Practice in such a competitive and high-speed sport is essential, so the boys are lucky to reside in the area of Schoolhouse Road in Warren, with plenty of land and out outdoor track to race to their hearts’ content. Their racing adventures have taken them throughout the northeast, from Virginia and Pennsylvania to New York, Connecticut and Vermont. If they continue to progress and win at the regional level, they could make it onto the national circuit, where events could take them all throughout the country.
New racers always welcome
When Monissa and Josh, who have since separated but remain good friends and co-parents, decided to move back to the northeast (Monissa is originally from Connecticut), they found solace in a new place within the Rhode Island BMX community.

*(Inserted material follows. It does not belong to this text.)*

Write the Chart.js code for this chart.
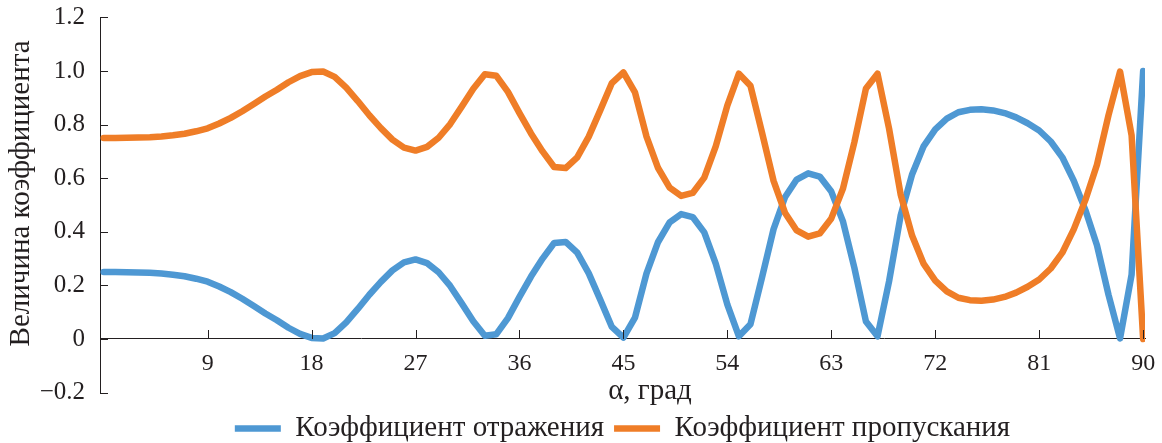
<!DOCTYPE html>
<html>
<head>
<meta charset="utf-8">
<script src="https://cdn.jsdelivr.net/npm/chart.js@4.4.1/dist/chart.umd.min.js"></script>
<style>
  html, body { margin: 0; padding: 0; background: #fff; }
  #wrap { width: 1162px; height: 443px; }
</style>
</head>
<body>
<div id="wrap"><canvas id="chart"></canvas></div>
<script>
  // angle, degrees
  const angles = [
    0, 1, 2, 3, 4, 5, 6, 7, 8, 9,
    10, 11, 12, 13, 14, 15, 16, 17, 18, 19,
    20, 21, 22, 23, 24, 25, 26, 27, 28, 29,
    30, 31, 32, 33, 34, 35, 36, 37, 38, 39,
    40, 41, 42, 43, 44, 45, 46, 47, 48, 49,
    50, 51, 52, 53, 54, 55, 56, 57, 58, 59,
    60, 61, 62, 63, 64, 65, 66, 67, 68, 69,
    70, 71, 72, 73, 74, 75, 76, 77, 78, 79,
    80, 81, 82, 83, 84, 85, 86, 87, 88, 89,
    90,
  ];

  // Коэффициент отражения
  const reflection = [
    0.250, 0.250, 0.249, 0.248, 0.247, 0.244, 0.240, 0.234, 0.225, 0.214,
    0.196, 0.175, 0.150, 0.123, 0.095, 0.070, 0.042, 0.019, 0.004, 0.002,
    0.022, 0.062, 0.112, 0.165, 0.213, 0.256, 0.286, 0.297, 0.283, 0.249,
    0.198, 0.133, 0.066, 0.012, 0.018, 0.078, 0.157, 0.233, 0.300, 0.358,
    0.362, 0.322, 0.245, 0.146, 0.045, 0.005, 0.080, 0.245, 0.362, 0.435,
    0.466, 0.455, 0.398, 0.280, 0.128, 0.010, 0.055, 0.230, 0.410, 0.530,
    0.595, 0.618, 0.606, 0.550, 0.440, 0.265, 0.065, 0.010, 0.215, 0.460,
    0.615, 0.720, 0.782, 0.822, 0.846, 0.855, 0.857, 0.853, 0.843, 0.827,
    0.805, 0.778, 0.737, 0.678, 0.590, 0.481, 0.350, 0.165, 0.002, 0.240,
    1.000,
  ];

  // Коэффициент пропускания
  const transmission = [
    0.750, 0.750, 0.751, 0.752, 0.753, 0.756, 0.760, 0.766, 0.775, 0.786,
    0.804, 0.825, 0.850, 0.877, 0.905, 0.930, 0.958, 0.981, 0.996, 0.998,
    0.978, 0.938, 0.888, 0.835, 0.787, 0.744, 0.714, 0.703, 0.717, 0.751,
    0.802, 0.867, 0.934, 0.988, 0.982, 0.922, 0.843, 0.767, 0.700, 0.642,
    0.638, 0.678, 0.755, 0.854, 0.955, 0.995, 0.920, 0.755, 0.638, 0.565,
    0.534, 0.545, 0.602, 0.720, 0.872, 0.990, 0.945, 0.770, 0.590, 0.470,
    0.405, 0.382, 0.394, 0.450, 0.560, 0.735, 0.935, 0.990, 0.785, 0.540,
    0.385, 0.280, 0.218, 0.178, 0.154, 0.145, 0.143, 0.147, 0.157, 0.173,
    0.195, 0.222, 0.263, 0.322, 0.410, 0.519, 0.650, 0.835, 0.998, 0.760,
    0.000,
  ];

  const xTicks = [9, 18, 27, 36, 45, 54, 63, 72, 81, 90];

  const ink = "#231f20";
  const serif = "'Liberation Serif', 'Times New Roman', serif";
  const xTitle = "α, град";
  const yTitle = "Величина коэффициента";

  // inward tick marks + axis titles
  const axisDecor = {
    id: "axisDecor",
    afterDraw(chart) {
      const { ctx, chartArea } = chart;
      const x = chart.scales.x,
        y = chart.scales.y;
      const y0 = Math.round(y.getPixelForValue(0));
      ctx.save();
      ctx.strokeStyle = ink;
      ctx.lineWidth = 1;
      ctx.beginPath();
      y.ticks.forEach((t) => {
        const py = Math.round(y.getPixelForValue(t.value)) + 0.5;
        ctx.moveTo(chartArea.left, py);
        ctx.lineTo(chartArea.left + 8, py);
      });
      x.ticks.forEach((t) => {
        const px = Math.round(x.getPixelForValue(t.value)) + 0.5;
        ctx.moveTo(px, y0);
        ctx.lineTo(px, y0 - 9);
      });
      ctx.stroke();

      ctx.fillStyle = ink;
      ctx.font = "29px " + serif;
      ctx.textAlign = "center";
      ctx.textBaseline = "middle";
      ctx.fillText(xTitle, chartArea.left + 550, chartArea.bottom - 1.6);
      ctx.translate(21, chartArea.top + 176);
      ctx.rotate(-Math.PI / 2);
      ctx.fillText(yTitle, 0, 0);
      ctx.restore();
    },
  };

  const data = {
    labels: angles,
    datasets: [
      {
        label: "Коэффициент отражения",
        data: reflection,
        borderColor: "#4e98d3",
        backgroundColor: "#4e98d3",
        borderWidth: 6.5,
        borderCapStyle: "round",
        borderJoinStyle: "round",
        pointRadius: 0,
        pointHoverRadius: 0,
        tension: 0,
        order: 1,
      },
      {
        label: "Коэффициент пропускания",
        data: transmission,
        borderColor: "#ef7d27",
        backgroundColor: "#ef7d27",
        borderWidth: 6.5,
        borderCapStyle: "round",
        borderJoinStyle: "round",
        pointRadius: 0,
        pointHoverRadius: 0,
        tension: 0,
        order: 0,
      },
    ],
  };

  const config = {
    type: "line",
    data: data,
    options: {
      responsive: true,
      maintainAspectRatio: false,
      animation: false,
      events: [],
      layout: {
        padding: { left: 0, right: 17, top: 17.4, bottom: -10 },
      },
      scales: {
        x: {
          type: "linear",
          position: { y: 0 },
          min: -0.32,
          max: 90.16,
          afterBuildTicks: (scale) => {
            scale.ticks = xTicks.map((v) => ({ value: v }));
          },
          ticks: {
            padding: 0,
            autoSkip: false,
            maxRotation: 0,
            color: ink,
            font: { family: serif, size: 24 },
            callback: (v) => String(v),
          },
          // hidden tick marks only push the labels away from the axis
          grid: {
            drawOnChartArea: false,
            drawTicks: true,
            tickLength: 10,
            tickColor: "rgba(0,0,0,0)",
          },
          border: { display: true, color: ink, width: 1 },
        },
        y: {
          position: "left",
          min: -0.2,
          max: 1.2,
          afterFit: (scale) => {
            scale.width = 100;
          },
          ticks: {
            stepSize: 0.2,
            padding: 0,
            color: ink,
            font: { family: serif, size: 25 },
            callback: (v) => {
              if (Math.abs(v) < 1e-9) return "0";
              return v < 0 ? "\u2212" + Math.abs(v).toFixed(1) : v.toFixed(1);
            },
          },
          grid: {
            drawOnChartArea: false,
            drawTicks: true,
            tickLength: 15,
            tickColor: "rgba(0,0,0,0)",
          },
          border: { display: true, color: ink, width: 1 },
        },
      },
      plugins: {
        tooltip: { enabled: false },
        legend: {
          position: "bottom",
          fullSize: false,
          title: { display: true, text: "", padding: 0, font: { size: 9.5 } },
          labels: {
            usePointStyle: true,
            pointStyle: "line",
            pointStyleWidth: 46,
            padding: 10,
            color: ink,
            font: { family: serif, size: 29 },
            sort: (a, b) => a.datasetIndex - b.datasetIndex,
          },
        },
      },
    },
    plugins: [axisDecor],
  };

  new Chart(document.getElementById("chart"), config);
</script>
</body>
</html>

“One of the main reasons we do this now is just to see friends and be in an amazing community. Rhode Island has an amazing BMX community. It’s small, but it’s amazing and so supportive,” she said. “We were total oddballs and they were so nice and helpful.”
The state only has one racing track, Woodland BMX in West Greenwich, but they are always welcoming to new riders. Bikes are available for rental and everyone from one year olds to senior citizens are encouraged to give it a try.
Now a doctor with her own private practice in East Providence, Monissa said that even though the sport can be dangerous, she’s grateful that her kids have the opportunity to do what they love and be around other kids who enjoy the same hobby.
“I know they have a bit of a wild spirit, so I just let them be wild and I’m there if anything happens,” she said. “Luckily I’m a doctor.”
As for Stig and Stuart, they both concurred on what they loved most about BMX — sharing a love for two things that they get to do a lot within the racing world.
“I like jumping and winning,” Stig said, with his little brother echoing the same thought verbatim moments later.